Exercise requirements: Begin with the first line of the material and copy each line word for word through the line that contains "import * as"; the pictures are left out.

Records for this task:
-=-=-

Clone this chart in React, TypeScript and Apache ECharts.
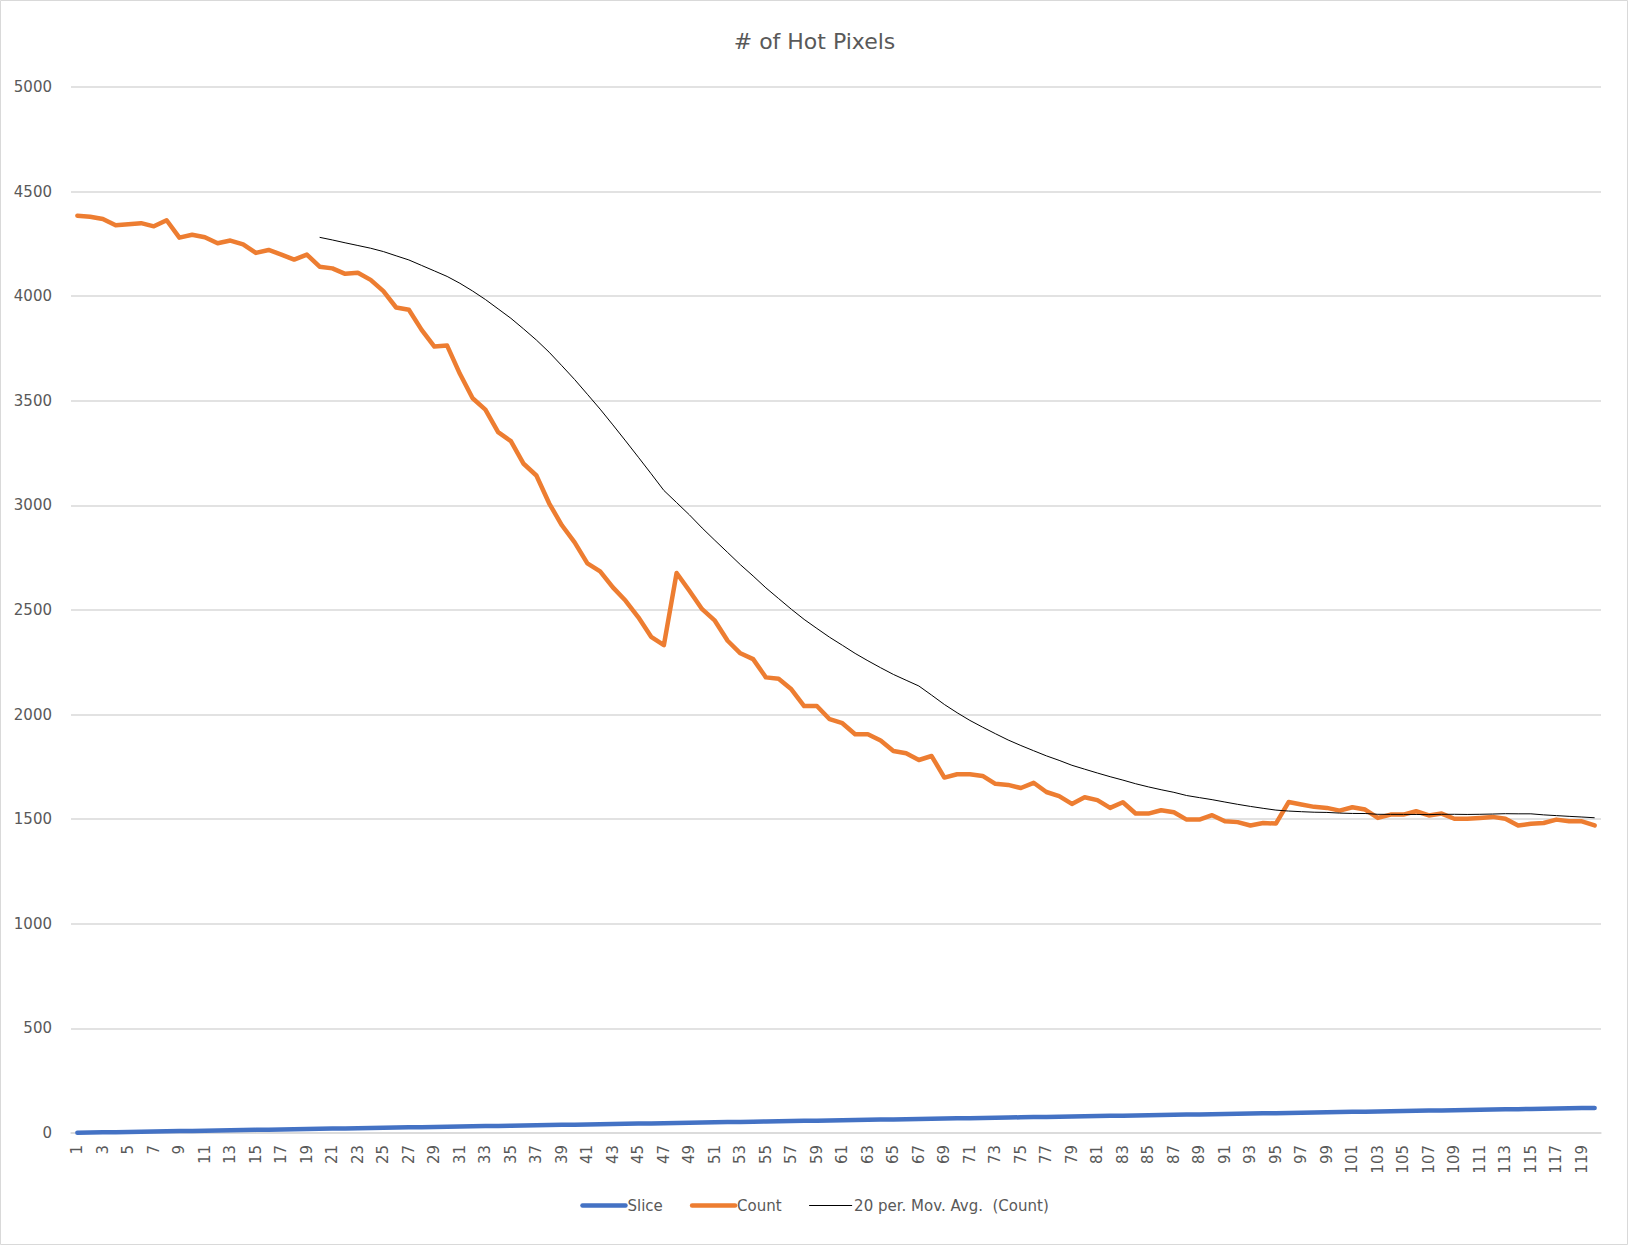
import React, { useEffect, useRef } from "react";
import * as echarts from "echarts";

const categories: string[] = [
  "1","2","3","4","5","6","7","8","9","10","11","12","13","14","15","16","17","18","19","20",
  "21","22","23","24","25","26","27","28","29","30","31","32","33","34","35","36","37","38","39","40",
  "41","42","43","44","45","46","47","48","49","50","51","52","53","54","55","56","57","58","59","60",
  "61","62","63","64","65","66","67","68","69","70","71","72","73","74","75","76","77","78","79","80",
  "81","82","83","84","85","86","87","88","89","90","91","92","93","94","95","96","97","98","99","100",
  "101","102","103","104","105","106","107","108","109","110","111","112","113","114","115","116","117","118","119","120",
];

const sliceValues: number[] = [
  1,2,3,4,5,6,7,8,9,10,11,12,13,14,15,16,17,18,19,20,
  21,22,23,24,25,26,27,28,29,30,31,32,33,34,35,36,37,38,39,40,
  41,42,43,44,45,46,47,48,49,50,51,52,53,54,55,56,57,58,59,60,
  61,62,63,64,65,66,67,68,69,70,71,72,73,74,75,76,77,78,79,80,
  81,82,83,84,85,86,87,88,89,90,91,92,93,94,95,96,97,98,99,100,
  101,102,103,104,105,106,107,108,109,110,111,112,113,114,115,116,117,118,119,120,
];

const countValues: number[] = [
  4385,4380,4369,4339,4344,4349,4334,4363,4280,4294,4282,4253,4266,4248,4207,4221,4199,4175,4199,4141,
  4133,4107,4112,4078,4024,3946,3935,3839,3759,3764,3629,3512,3458,3350,3307,3199,3143,3010,2905,2823,
  2723,2685,2608,2544,2465,2372,2332,2677,2592,2504,2449,2353,2293,2265,2178,2171,2121,2041,2041,1978,
  1959,1906,1906,1876,1826,1815,1783,1802,1699,1715,1715,1707,1669,1664,1649,1674,1630,1610,1573,1605,
  1591,1554,1581,1527,1527,1543,1533,1498,1498,1519,1490,1486,1470,1482,1479,1582,1570,1559,1554,1541,
  1557,1546,1506,1522,1522,1538,1518,1527,1502,1502,1506,1511,1502,1470,1478,1482,1498,1490,1490,1470,
];

const yTicks: number[] = [0, 500, 1000, 1500, 2000, 2500, 3000, 3500, 4000, 4500, 5000];

const MA_PERIOD = 20;
const movingAvg: (number | null)[] = countValues.map((_, i) => {
  if (i < MA_PERIOD - 1) return null;
  let s = 0;
  for (let k = i - MA_PERIOD + 1; k <= i; k++) s += countValues[k];
  return Math.round((s / MA_PERIOD) * 10) / 10;
});

const FONT = "'DejaVu Sans', sans-serif";
const TEXT = "#595959";
const BLUE = "#4472C4";
const ORANGE = "#ED7D31";

export default function App() {
  const ref = useRef<HTMLDivElement>(null);
  useEffect(() => {
    if (!ref.current) return;
    const chart = echarts.init(ref.current, null, { renderer: "svg" });
    chart.setOption({
      animation: false,
      backgroundColor: "#ffffff",
      textStyle: { fontFamily: FONT },
      title: {
        text: "# of Hot Pixels",
        left: "center",
        top: 25,
        textStyle: { fontFamily: FONT, fontSize: 22, fontWeight: "normal", color: TEXT },
      },
      graphic: [
        {
          type: "rect",
          shape: { x: 0.5, y: 0.5, width: 1627, height: 1244 },
          style: { fill: "none", stroke: "#d9d9d9", lineWidth: 1 },
          silent: true,
        },
      ],
      legend: {
        bottom: 28,
        left: "center",
        itemWidth: 43,
        itemHeight: 10,
        itemGap: 27,
        itemStyle: { opacity: 0 },
        textStyle: { fontFamily: FONT, fontSize: 15, color: TEXT, padding: [0, 0, 0, -3] },
        data: [
          { name: "Slice", lineStyle: { width: 4.5, color: BLUE, cap: "round" }, itemStyle: { opacity: 0 } },
          { name: "Count", lineStyle: { width: 4.5, color: ORANGE, cap: "round" }, itemStyle: { opacity: 0 } },
          { name: "20 per. Mov. Avg.  (Count)", lineStyle: { width: 1, color: "#000000" }, itemStyle: { opacity: 0 } },
        ],
      },
      grid: { left: 71, right: 28, top: 87, bottom: 113, containLabel: false },
      xAxis: {
        type: "category",
        data: categories,
        boundaryGap: true,
        axisLine: { show: true, lineStyle: { color: "#d9d9d9", width: 1.5 } },
        axisTick: { show: false },
        axisLabel: {
          interval: 1,
          rotate: 90,
          color: TEXT,
          fontFamily: FONT,
          fontSize: 15,
          margin: 12,
        },
        splitLine: { show: false },
      },
      yAxis: {
        type: "value",
        min: yTicks[0],
        max: yTicks[yTicks.length - 1],
        interval: 500,
        axisLine: { show: false },
        axisTick: { show: false },
        axisLabel: {
          color: TEXT,
          fontFamily: FONT,
          fontSize: 15,
          margin: 19,
          formatter: (v: number) => String(v),
        },
        splitLine: { show: true, lineStyle: { color: "#d9d9d9", width: 1.5 } },
      },
      series: [
        {
          name: "Slice",
          type: "line",
          data: sliceValues,
          symbol: "none",
          lineStyle: { color: BLUE, width: 4.5, cap: "round", join: "round" },
          itemStyle: { color: BLUE },
        },
        {
          name: "Count",
          type: "line",
          data: countValues,
          symbol: "none",
          lineStyle: { color: ORANGE, width: 4.5, cap: "round", join: "round" },
          itemStyle: { color: ORANGE },
        },
        {
          name: "20 per. Mov. Avg.  (Count)",
          type: "line",
          data: movingAvg,
          symbol: "none",
          connectNulls: false,
          lineStyle: { color: "#000000", width: 1 },
          itemStyle: { color: "#000000" },
        },
      ],
    });
    return () => chart.dispose();
  }, []);
  return (
    <div
      ref={ref}
      style={{ position: "fixed", left: 0, top: 0, width: 1629, height: 1246 }}
    />
  );
}
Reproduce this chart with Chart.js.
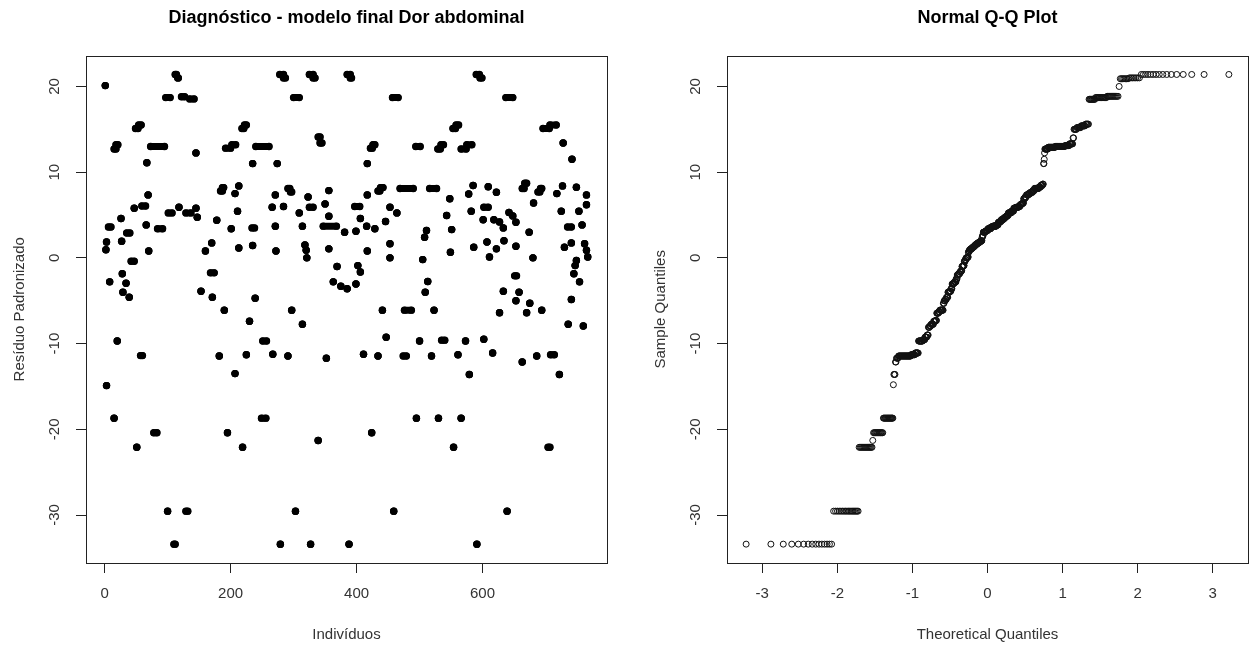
<!DOCTYPE html>
<html>
<head>
<meta charset="utf-8">
<script src="https://cdn.jsdelivr.net/npm/chart.js@4.4.1/dist/chart.umd.min.js"></script>
<style>
  html, body { margin: 0; padding: 0; background: #fff; }
  #wrap { position: relative; width: 1256px; height: 646px; }
  canvas { position: absolute; top: 0; }
  #residChart { left: 0; }
  #qqChart { left: 641px; }
</style>
</head>
<body>
<div id="wrap">
  <canvas id="residChart" width="615" height="646"></canvas>
  <canvas id="qqChart" width="615" height="646"></canvas>
</div>
<script>
"use strict";

// runs of consecutive individuals with the same residual: [first index, last index, residual]
const residRuns = [
  [1,1,20.1],[2,2,0.95],[3,3,1.85],[3,3,-14.9],[6,10,3.6],[8,8,-2.8],[15,15,-18.7],
  [15,18,12.7],[18,21,13.2],[20,20,-9.7],[26,26,4.6],[27,27,1.95],[28,28,-1.85],
  [29,29,-4.0],[34,34,-2.95],[35,40,2.9],[39,39,-4.6],[42,47,-0.4],[47,47,5.8],
  [49,53,15.1],[54,58,15.5],[51,51,-22.1],[57,60,-11.4],[59,65,6.05],[66,66,3.85],
  [67,67,11.1],[69,69,7.35],[70,70,0.8],[73,95,13.0],[78,83,-20.4],[84,92,3.4],
  [97,104,18.7],[100,100,-29.55],[101,107,5.25],[110,112,-33.4],[112,114,21.4],
  [116,117,21.0],[118,118,5.9],[122,127,18.8],[129,132,-29.55],[129,137,5.25],
  [135,142,18.55],[145,145,12.25],[145,145,5.8],[147,147,4.75],[153,153,-3.9],
  [160,160,0.8],[168,174,-1.75],[170,170,1.75],[171,171,-4.6],[178,178,4.4],
  [182,182,-11.45],[184,187,7.8],[187,189,8.2],[190,190,-6.1],[192,200,12.8],
  [195,195,-20.4],[201,201,3.4],[202,208,13.2],[207,207,7.5],[207,207,-13.5],
  [211,211,5.45],[213,213,8.4],[213,213,1.15],[218,221,15.1],[222,225,15.5],
  [219,219,-22.1],[225,225,-11.3],[230,230,-7.4],[234,238,3.5],[235,235,11.0],
  [235,235,1.45],[239,239,-4.7],[240,261,13.0],[249,256,-18.7],[251,257,-9.7],
  [266,266,5.9],[267,267,-11.25],[271,271,7.35],[271,271,3.7],[272,272,0.8],
  [274,274,11.0],[278,284,21.4],[284,287,21.0],[279,279,-33.4],[284,284,6.0],
  [291,294,8.1],[295,297,7.7],[291,291,-11.45],[297,297,-6.1],[300,309,18.7],
  [303,303,-29.55],[309,309,5.25],[314,314,3.7],[314,314,-7.75],[318,318,1.5],
  [320,320,0.9],[321,321,0.0],[323,323,7.1],[325,331,5.9],[325,331,21.4],
  [331,334,21.0],[327,327,-33.4],[339,342,14.1],[342,345,13.4],[339,339,-21.3],
  [347,368,3.7],[350,350,6.3],[352,352,-11.7],[356,356,7.85],[356,356,4.85],
  [356,356,1.05],[363,363,-2.8],[369,369,-1.0],[375,375,-3.3],[381,381,3.0],
  [385,385,-3.6],[385,390,21.4],[390,392,21.0],[388,388,-33.4],[397,405,6.0],
  [399,399,3.1],[399,399,-3.05],[402,402,-0.9],[406,406,4.6],[406,406,-1.65],
  [411,411,-11.25],[416,416,3.7],[417,417,7.35],[417,417,11.0],[417,417,0.8],
  [422,425,12.8],[426,429,13.2],[424,424,-20.4],[429,429,3.4],[434,437,7.8],
  [438,442,8.2],[434,434,-11.45],[441,441,-6.1],[446,446,4.25],[447,447,-9.25],
  [453,453,5.9],[453,453,1.65],[453,453,0.0],[457,466,18.7],[459,459,-29.55],
  [464,464,5.25],[469,490,8.1],[474,479,-11.45],[476,487,-6.1],[494,501,13.0],
  [495,495,-18.7],[500,500,-9.7],[505,505,-0.2],[508,508,2.4],[509,509,-4.0],
  [511,511,3.2],[513,513,-2.75],[516,527,8.1],[519,519,-11.45],[523,523,-6.1],
  [530,530,-18.7],[535,540,-9.6],[529,533,12.7],[534,538,13.2],
  [543,543,4.95],[548,548,6.9],[549,549,0.65],[551,551,3.3],[553,557,15.1],
  [558,562,15.5],[554,554,-22.1],[561,561,-11.3],[566,566,-18.7],[566,574,12.7],
  [575,583,13.2],[573,573,-9.7],[578,578,7.45],[579,579,-13.6],[582,582,5.45],
  [585,585,8.45],[586,586,1.25],[590,595,21.4],[596,599,21.0],[591,591,-33.4],
  [601,601,4.45],[602,602,-9.5],[602,609,5.9],[607,607,1.85],[609,609,8.3],
  [611,611,0.1],[616,616,-11.1],[618,618,4.45],[622,622,7.65],[622,622,1.05],
  [627,627,4.2],[627,627,-6.4],[633,633,3.5],[633,633,-3.9],[634,634,2.0],
  [637,648,18.7],[639,639,-29.55],[642,642,5.3],[648,648,4.9],[651,654,-2.1],
  [653,653,4.15],[653,653,1.35],[653,653,-5.0],[658,658,-4.0],[663,663,-12.15],
  [663,666,8.1],[667,670,8.7],[670,670,-6.4],[674,674,3.0],[675,675,-5.3],
  [680,680,0.0],[681,681,6.4],[686,686,-11.45],[688,691,7.7],[692,694,8.1],
  [694,694,-6.1],[696,706,15.1],[707,717,15.5],[704,707,-22.1],[708,714,-11.3],
  [718,718,7.5],[722,722,-13.6],[725,725,5.45],[727,727,8.4],[728,728,13.4],
  [730,730,1.25],[735,741,3.6],[736,736,-7.75],[741,741,1.75],[741,741,-4.85],
  [742,742,11.5],[745,745,-1.85],[747,747,-0.9],[749,749,8.25],[749,749,-0.3],
  [753,753,5.45],[754,754,-2.8],[758,758,3.85],[760,760,-7.95],[762,762,1.65],
  [765,765,7.35],[765,765,6.2],[765,765,0.9],[767,767,0.1]
];

// sorted sample quantiles: [residual, how many observations]
const qqSample = [
  [-33.4,15],[-29.55,18],[-22.1,15],[-21.3,1],[-20.4,14],[-18.7,17],[-14.8,1],
  [-13.6,3],[-12.15,2],[-11.7,4],[-11.45,28],[-11.3,10],[-11.1,9],
  [-9.7,12],[-9.55,6],[-9.25,6],[-9.0,4],
  [-8.1,4],[-7.95,4],[-7.75,8],[-7.4,6],[-7.3,4],
  [-6.45,6],[-6.3,4],[-6.1,12],[-5.3,3],[-5.0,4],[-4.85,4],
  [-4.6,5],[-4.0,6],[-3.9,5],[-3.6,4],[-3.05,5],[-2.95,4],[-2.8,6],[-2.45,4],[-2.0,5],[-1.85,5],
  [-1.65,4],[-1.5,4],[-1.0,5],[-0.9,4],[-0.4,4],[-0.2,3],[0.0,6],[0.1,3],[0.65,2],[0.8,3],
  [0.95,4],[1.05,5],[1.15,3],[1.25,5],[1.35,3],[1.45,4],[1.55,4],[1.65,5],[1.75,5],
  [1.85,5],[1.95,4],[2.0,3],[2.4,2],[2.6,3],
  [3.0,8],[3.1,5],[3.2,6],[3.4,12],[3.6,8],[3.7,14],[3.85,8],[4.15,6],
  [4.25,6],[4.45,8],[4.6,6],[4.75,5],[4.85,4],[4.95,5],[5.25,12],[5.45,9],[5.8,8],[5.9,10],[6.0,6],
  [6.2,5],[6.3,4],[6.4,4],[6.9,5],[7.1,5],[7.35,8],[7.5,6],[7.65,8],[7.85,6],[8.1,14],[8.25,6],[8.45,6],[8.6,3],
  [11.0,2],[11.5,1],[12.25,1],
  [12.7,10],[12.9,20],[13.0,25],[13.1,10],[13.3,8],[14.0,2],
  [15.0,6],[15.2,8],[15.4,8],[15.6,6],
  [18.5,10],[18.7,15],[18.85,12],[20.0,1],[20.9,7],[21.0,7],[21.4,16]
];

const indexTicks = [0, 200, 400, 600];
const residTicks = [-30, -20, -10, 0, 10, 20];
const quantileTicks = [-3, -2, -1, 0, 1, 2, 3];

const FONT = "'Liberation Sans', Arial, Helvetica, sans-serif";
const INK = '#222';

// inverse normal cdf (Acklam), used for the theoretical quantiles of qqnorm
function qnorm(p) {
    var a = [-39.69683028665376, 220.9460984245205, -275.9285104469687, 138.357751867269, -30.66479806614716, 2.506628277459239];
    var b = [-54.47609879822406, 161.5858368580409, -155.6989798598866, 66.80131188771972, -13.28068155288572];
    var c = [-0.007784894002430293, -0.3223964580411365, -2.400758277161838, -2.549732539343734, 4.374664141464968, 2.938163982698783];
    var d = [0.007784695709041462, 0.3224671290700398, 2.445134137142996, 3.754408661907416];
    var q, r;
    if (p < 0.02425) {
        q = Math.sqrt(-2 * Math.log(p));
        return (((((c[0]*q+c[1])*q+c[2])*q+c[3])*q+c[4])*q+c[5]) / ((((d[0]*q+d[1])*q+d[2])*q+d[3])*q+1);
    }
    if (p > 1 - 0.02425) {
        q = Math.sqrt(-2 * Math.log(1 - p));
        return -(((((c[0]*q+c[1])*q+c[2])*q+c[3])*q+c[4])*q+c[5]) / ((((d[0]*q+d[1])*q+d[2])*q+d[3])*q+1);
    }
    q = p - 0.5; r = q * q;
    return (((((a[0]*r+a[1])*r+a[2])*r+a[3])*r+a[4])*r+a[5])*q / (((((b[0]*r+b[1])*r+b[2])*r+b[3])*r+b[4])*r+1);
}

// each run becomes a thick capped segment, broken by a null point
var residPoints = [];
residRuns.forEach(function (run) {
    residPoints.push({x: run[0], y: run[2]}, {x: run[1], y: run[2]}, {x: run[1], y: null});
});

var sample = [];
qqSample.forEach(function (lv) {
    for (var k = 0; k < lv[1]; k++) sample.push(lv[0]);
});
var n = sample.length;
var qqPoints = sample.map(function (v, i) {
    return {x: qnorm((i + 0.5) / n), y: v};
});

var framePlugin = {
    id: 'frame',
    afterDraw: function (chart) {
        var a = chart.chartArea, ctx = chart.ctx;
        ctx.save();
        ctx.strokeStyle = INK;
        ctx.lineWidth = 1;
        ctx.strokeRect(Math.round(a.left) + 0.5, Math.round(a.top) + 0.5,
            Math.round(a.right - a.left), Math.round(a.bottom - a.top));
        ctx.restore();
    }
};

function axisX(min, max, ticks, label) {
    return {
        type: 'linear', min: min, max: max,
        afterBuildTicks: function (s) { s.ticks = ticks.map(function (v) { return {value: v}; }); },
        afterFit: function (s) { s.height = 83; },
        grid: { drawOnChartArea: false, drawTicks: true, tickLength: 10, tickColor: INK, tickWidth: 1 },
        border: { display: false },
        ticks: { autoSkip: false, maxRotation: 0, minRotation: 0, padding: 12, color: '#333', font: { family: FONT, size: 15 } },
        title: { display: true, text: label, color: '#333', padding: { top: 0, bottom: 2 }, font: { family: FONT, size: 15 } }
    };
}

function axisY(label) {
    return {
        type: 'linear', min: -35.6, max: 23.6,
        afterBuildTicks: function (s) { s.ticks = residTicks.map(function (v) { return {value: v}; }); },
        afterFit: function (s) { s.width = 86; },
        grid: { drawOnChartArea: false, drawTicks: true, tickLength: 10, tickColor: INK, tickWidth: 1 },
        border: { display: false },
        ticks: { autoSkip: false, minRotation: 90, maxRotation: 90, crossAlign: 'center', padding: 10, color: '#333', font: { family: FONT, size: 15 } },
        title: { display: true, text: label, color: '#333', padding: { top: 11, bottom: 0 }, font: { family: FONT, size: 15 } }
    };
}

function titleOpts(text) {
    return {
        display: true, text: text, fullSize: false, color: '#000',
        padding: { top: 7, bottom: 27 },
        font: { family: FONT, size: 18, weight: 'bold' }
    };
}

new Chart(document.getElementById('residChart'), {
    type: 'scatter',
    data: {
        datasets: [{
            data: residPoints,
            showLine: true,
            spanGaps: false,
            borderColor: '#000',
            borderWidth: 7,
            borderCapStyle: 'round',
            pointRadius: 3.7,
            pointBorderWidth: 0,
            pointBackgroundColor: '#000',
            pointHoverRadius: 3.7
        }]
    },
    options: {
        responsive: false,
        animation: false,
        events: [],
        layout: { padding: { left: 0, right: 8, top: 0, bottom: 0 } },
        scales: {
            x: axisX(-29.6, 797.6, indexTicks, 'Indivíduos'),
            y: axisY('Resíduo Padronizado')
        },
        plugins: {
            legend: { display: false },
            tooltip: { enabled: false },
            title: titleOpts('Diagnóstico - modelo final Dor abdominal')
        }
    },
    plugins: [framePlugin]
});

new Chart(document.getElementById('qqChart'), {
    type: 'scatter',
    data: {
        datasets: [{
            data: qqPoints,
            pointStyle: 'circle',
            pointRadius: 3,
            pointBorderWidth: 1,
            pointBorderColor: '#111',
            pointBackgroundColor: 'rgba(0,0,0,0)'
        }]
    },
    options: {
        responsive: false,
        animation: false,
        events: [],
        layout: { padding: { left: 0, right: 8, top: 0, bottom: 0 } },
        scales: {
            x: axisX(-3.47, 3.47, quantileTicks, 'Theoretical Quantiles'),
            y: axisY('Sample Quantiles')
        },
        plugins: {
            legend: { display: false },
            tooltip: { enabled: false },
            title: titleOpts('Normal Q-Q Plot')
        }
    },
    plugins: [framePlugin]
});
</script>
</body>
</html>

-=-=-

Output below:
Clone this chart in React, TypeScript and Apache ECharts.
import React, { useEffect, useRef } from "react";
import * as echarts from "echarts";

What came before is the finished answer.